Write out all records as given; omit images.

[Stored records]
>>>>

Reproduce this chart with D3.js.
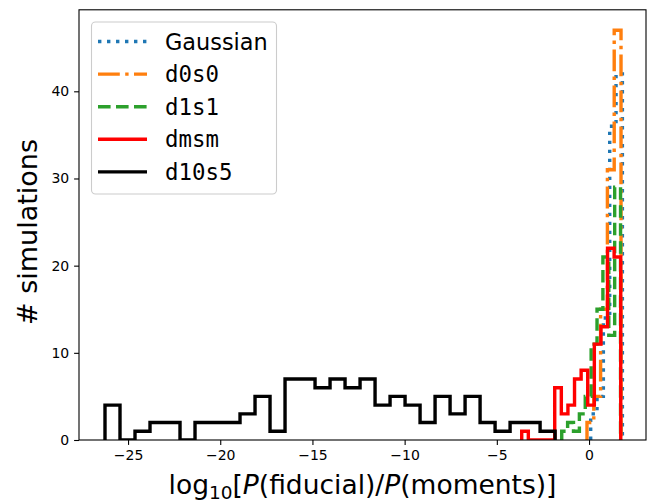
<!DOCTYPE html>
<html><head><meta charset="utf-8">
<script src="https://cdn.jsdelivr.net/npm/d3@7"></script>
<style>body{margin:0;background:#fff}</style>
</head><body>
<svg id="chart" width="648" height="503"></svg>
<script>
// ---- data ----
const seriesNames = ["Gaussian", "d0s0", "d1s1", "dmsm", "d10s5"];
// histogram ranges [first edge, last edge] in data units, and bin counts
const gaussianRange = [0.09, 1.81];
const gaussianCounts = [3, 5, 14, 36, 42];
const d0s0Range = [-0.11, 1.735];
const d0s0Counts = [2, 5, 15, 31, 47];
const d1s1Range = [-1.48, 1.71];
const d1s1Counts = [1, 2, 1, 3, 5, 11, 15, 21, 12, 29];
const dmsmRange = [-3.65, 1.72];
const dmsmCounts = [1, 0, 0, 0, 0, 6, 3, 4, 7, 8, 4, 11, 13, 22, 21];
const d10s5Range = [-26.25, -1.84];
const d10s5Counts = [4, 0, 1, 2, 2, 0, 2, 2, 2, 3, 5, 1, 7, 7, 6, 7, 6, 7, 4, 5, 4, 2, 5, 3, 5, 2, 1, 2, 2, 1];
const xTicks = [-25, -20, -15, -10, -5, 0];
const yTicks = [0, 10, 20, 30, 40];
const xDomain = [-27.66, 3.09];
const yDomain = [0, 49.35];

// ---- styles ----
const LW = 3.4;
const styles = {
  "Gaussian": {color: "#1f77b4", dash: "3.4,5.6", font: "DejaVu Sans"},
  "d0s0": {color: "#ff7f0e", dash: "21.8,5.4,3.4,5.4", font: "DejaVu Sans Mono"},
  "d1s1": {color: "#2ca02c", dash: "12.6,5.4", font: "DejaVu Sans Mono"},
  "dmsm": {color: "#ff0000", dash: null, font: "DejaVu Sans Mono"},
  "d10s5": {color: "#000000", dash: null, font: "DejaVu Sans Mono"}
};
const hists = [
  {name: "Gaussian", range: gaussianRange, counts: gaussianCounts},
  {name: "d0s0", range: d0s0Range, counts: d0s0Counts},
  {name: "d1s1", range: d1s1Range, counts: d1s1Counts},
  {name: "dmsm", range: dmsmRange, counts: dmsmCounts},
  {name: "d10s5", range: d10s5Range, counts: d10s5Counts}
];

const L = 79, R = 646, T = 9.8, B = 440;
const svg = d3.select("#chart");
const x = d3.scaleLinear().domain(xDomain).range([L, R]);
const y = d3.scaleLinear().domain(yDomain).range([B, T]);

svg.append("defs").append("clipPath").attr("id", "clip")
  .append("rect").attr("x", L).attr("y", T).attr("width", R - L).attr("height", B - T);

const line = d3.line().x(d => x(d[0])).y(d => y(d[1]));
function stepPoints(h) {
  const n = h.counts.length;
  const edges = d3.range(n + 1).map(i => h.range[0] + (h.range[1] - h.range[0]) * i / n);
  const pts = [[edges[0], 0]];
  for (let i = 0; i < n; i++) {
    pts.push([edges[i], h.counts[i]]);
    pts.push([edges[i + 1], h.counts[i]]);
  }
  pts.push([edges[n], 0]);
  return pts;
}

const g = svg.append("g").attr("clip-path", "url(#clip)");
hists.forEach(h => {
  const s = styles[h.name];
  g.append("path").attr("d", line(stepPoints(h)))
    .attr("fill", "none").attr("stroke", s.color).attr("stroke-width", LW)
    .attr("stroke-dasharray", s.dash).attr("stroke-linejoin", "miter");
});

// axes
const xAxis = d3.axisBottom(x).tickValues(xTicks).tickSize(4.9).tickPadding(4.9)
  .tickFormat(d => d < 0 ? "\u2212" + Math.abs(d) : d);
const yAxis = d3.axisLeft(y).tickValues(yTicks).tickSize(4.9).tickPadding(4.9);
const gx = svg.append("g").attr("transform", `translate(0,${B})`).call(xAxis);
const gy = svg.append("g").attr("transform", `translate(${L},0)`).call(yAxis);
[gx, gy].forEach(a => {
  a.select(".domain").remove();
  a.selectAll("line").attr("stroke", "#000").attr("stroke-width", 1.1);
  a.selectAll("text").attr("font-family", "DejaVu Sans").attr("font-size", 14).attr("fill", "#000");
});
svg.append("rect").attr("x", L).attr("y", T).attr("width", R - L).attr("height", B - T)
  .attr("fill", "none").attr("stroke", "#000").attr("stroke-width", 1.1);

// axis labels
svg.append("text").attr("transform", `translate(37,232) rotate(-90)`)
  .attr("text-anchor", "middle").attr("font-family", "DejaVu Sans").attr("font-size", 27)
  .text("# simulations");
const xl = svg.append("text").attr("x", (L + R) / 2).attr("y", 494)
  .attr("text-anchor", "middle").attr("font-family", "DejaVu Sans").attr("font-size", 26.5);
xl.append("tspan").text("log");
xl.append("tspan").attr("font-size", 18.5).attr("dy", 5).text("10");
xl.append("tspan").attr("dy", -5).text("[");
xl.append("tspan").attr("font-style", "italic").text("P");
xl.append("tspan").text("(fiducial)/");
xl.append("tspan").attr("font-style", "italic").text("P");
xl.append("tspan").text("(moments)]");

// legend
const lg = svg.append("g");
lg.append("rect").attr("x", 91.5).attr("y", 22).attr("width", 185).attr("height", 172).attr("rx", 4)
  .attr("fill", "#fff").attr("fill-opacity", 0.8).attr("stroke", "#cccccc").attr("stroke-width", 1.1);
seriesNames.forEach((n, i) => {
  const s = styles[n];
  const cy = 41.5 + i * 32.6;
  lg.append("line").attr("x1", 98).attr("x2", 147).attr("y1", cy).attr("y2", cy)
    .attr("stroke", s.color).attr("stroke-width", LW).attr("stroke-dasharray", s.dash);
  lg.append("text").attr("x", 165).attr("y", cy).attr("dy", "0.36em")
    .attr("font-family", s.font).attr("font-size", 22.4).text(n);
});
</script>
</body></html>
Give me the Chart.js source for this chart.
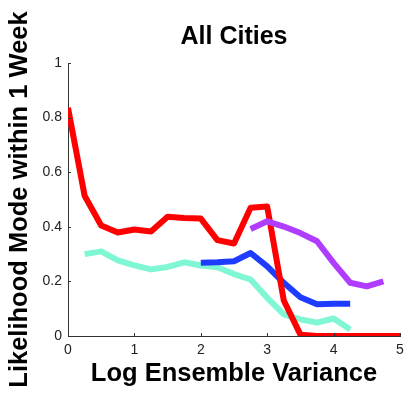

<<<<

Output of the exercise =
Reproduce this chart with D3.js.
<!DOCTYPE html>
<html><head><meta charset="utf-8">
<script src="https://cdn.jsdelivr.net/npm/d3@7"></script>
<style>body{margin:0;background:#fff}</style>
</head><body>
<svg id="chart" width="648" height="503"></svg>
<script>
// ---- data ----
const seriesNames = ["Gaussian", "d0s0", "d1s1", "dmsm", "d10s5"];
// histogram ranges [first edge, last edge] in data units, and bin counts
const gaussianRange = [0.09, 1.81];
const gaussianCounts = [3, 5, 14, 36, 42];
const d0s0Range = [-0.11, 1.735];
const d0s0Counts = [2, 5, 15, 31, 47];
const d1s1Range = [-1.48, 1.71];
const d1s1Counts = [1, 2, 1, 3, 5, 11, 15, 21, 12, 29];
const dmsmRange = [-3.65, 1.72];
const dmsmCounts = [1, 0, 0, 0, 0, 6, 3, 4, 7, 8, 4, 11, 13, 22, 21];
const d10s5Range = [-26.25, -1.84];
const d10s5Counts = [4, 0, 1, 2, 2, 0, 2, 2, 2, 3, 5, 1, 7, 7, 6, 7, 6, 7, 4, 5, 4, 2, 5, 3, 5, 2, 1, 2, 2, 1];
const xTicks = [-25, -20, -15, -10, -5, 0];
const yTicks = [0, 10, 20, 30, 40];
const xDomain = [-27.66, 3.09];
const yDomain = [0, 49.35];

// ---- styles ----
const LW = 3.4;
const styles = {
  "Gaussian": {color: "#1f77b4", dash: "3.4,5.6", font: "DejaVu Sans"},
  "d0s0": {color: "#ff7f0e", dash: "21.8,5.4,3.4,5.4", font: "DejaVu Sans Mono"},
  "d1s1": {color: "#2ca02c", dash: "12.6,5.4", font: "DejaVu Sans Mono"},
  "dmsm": {color: "#ff0000", dash: null, font: "DejaVu Sans Mono"},
  "d10s5": {color: "#000000", dash: null, font: "DejaVu Sans Mono"}
};
const hists = [
  {name: "Gaussian", range: gaussianRange, counts: gaussianCounts},
  {name: "d0s0", range: d0s0Range, counts: d0s0Counts},
  {name: "d1s1", range: d1s1Range, counts: d1s1Counts},
  {name: "dmsm", range: dmsmRange, counts: dmsmCounts},
  {name: "d10s5", range: d10s5Range, counts: d10s5Counts}
];

const L = 79, R = 646, T = 9.8, B = 440;
const svg = d3.select("#chart");
const x = d3.scaleLinear().domain(xDomain).range([L, R]);
const y = d3.scaleLinear().domain(yDomain).range([B, T]);

svg.append("defs").append("clipPath").attr("id", "clip")
  .append("rect").attr("x", L).attr("y", T).attr("width", R - L).attr("height", B - T);

const line = d3.line().x(d => x(d[0])).y(d => y(d[1]));
function stepPoints(h) {
  const n = h.counts.length;
  const edges = d3.range(n + 1).map(i => h.range[0] + (h.range[1] - h.range[0]) * i / n);
  const pts = [[edges[0], 0]];
  for (let i = 0; i < n; i++) {
    pts.push([edges[i], h.counts[i]]);
    pts.push([edges[i + 1], h.counts[i]]);
  }
  pts.push([edges[n], 0]);
  return pts;
}

const g = svg.append("g").attr("clip-path", "url(#clip)");
hists.forEach(h => {
  const s = styles[h.name];
  g.append("path").attr("d", line(stepPoints(h)))
    .attr("fill", "none").attr("stroke", s.color).attr("stroke-width", LW)
    .attr("stroke-dasharray", s.dash).attr("stroke-linejoin", "miter");
});

// axes
const xAxis = d3.axisBottom(x).tickValues(xTicks).tickSize(4.9).tickPadding(4.9)
  .tickFormat(d => d < 0 ? "\u2212" + Math.abs(d) : d);
const yAxis = d3.axisLeft(y).tickValues(yTicks).tickSize(4.9).tickPadding(4.9);
const gx = svg.append("g").attr("transform", `translate(0,${B})`).call(xAxis);
const gy = svg.append("g").attr("transform", `translate(${L},0)`).call(yAxis);
[gx, gy].forEach(a => {
  a.select(".domain").remove();
  a.selectAll("line").attr("stroke", "#000").attr("stroke-width", 1.1);
  a.selectAll("text").attr("font-family", "DejaVu Sans").attr("font-size", 14).attr("fill", "#000");
});
svg.append("rect").attr("x", L).attr("y", T).attr("width", R - L).attr("height", B - T)
  .attr("fill", "none").attr("stroke", "#000").attr("stroke-width", 1.1);

// axis labels
svg.append("text").attr("transform", `translate(37,232) rotate(-90)`)
  .attr("text-anchor", "middle").attr("font-family", "DejaVu Sans").attr("font-size", 27)
  .text("# simulations");
const xl = svg.append("text").attr("x", (L + R) / 2).attr("y", 494)
  .attr("text-anchor", "middle").attr("font-family", "DejaVu Sans").attr("font-size", 26.5);
xl.append("tspan").text("log");
xl.append("tspan").attr("font-size", 18.5).attr("dy", 5).text("10");
xl.append("tspan").attr("dy", -5).text("[");
xl.append("tspan").attr("font-style", "italic").text("P");
xl.append("tspan").text("(fiducial)/");
xl.append("tspan").attr("font-style", "italic").text("P");
xl.append("tspan").text("(moments)]");

// legend
const lg = svg.append("g");
lg.append("rect").attr("x", 91.5).attr("y", 22).attr("width", 185).attr("height", 172).attr("rx", 4)
  .attr("fill", "#fff").attr("fill-opacity", 0.8).attr("stroke", "#cccccc").attr("stroke-width", 1.1);
seriesNames.forEach((n, i) => {
  const s = styles[n];
  const cy = 41.5 + i * 32.6;
  lg.append("line").attr("x1", 98).attr("x2", 147).attr("y1", cy).attr("y2", cy)
    .attr("stroke", s.color).attr("stroke-width", LW).attr("stroke-dasharray", s.dash);
  lg.append("text").attr("x", 165).attr("y", cy).attr("dy", "0.36em")
    .attr("font-family", s.font).attr("font-size", 22.4).text(n);
});
</script>
</body></html>
Give me the Chart.js source for this chart.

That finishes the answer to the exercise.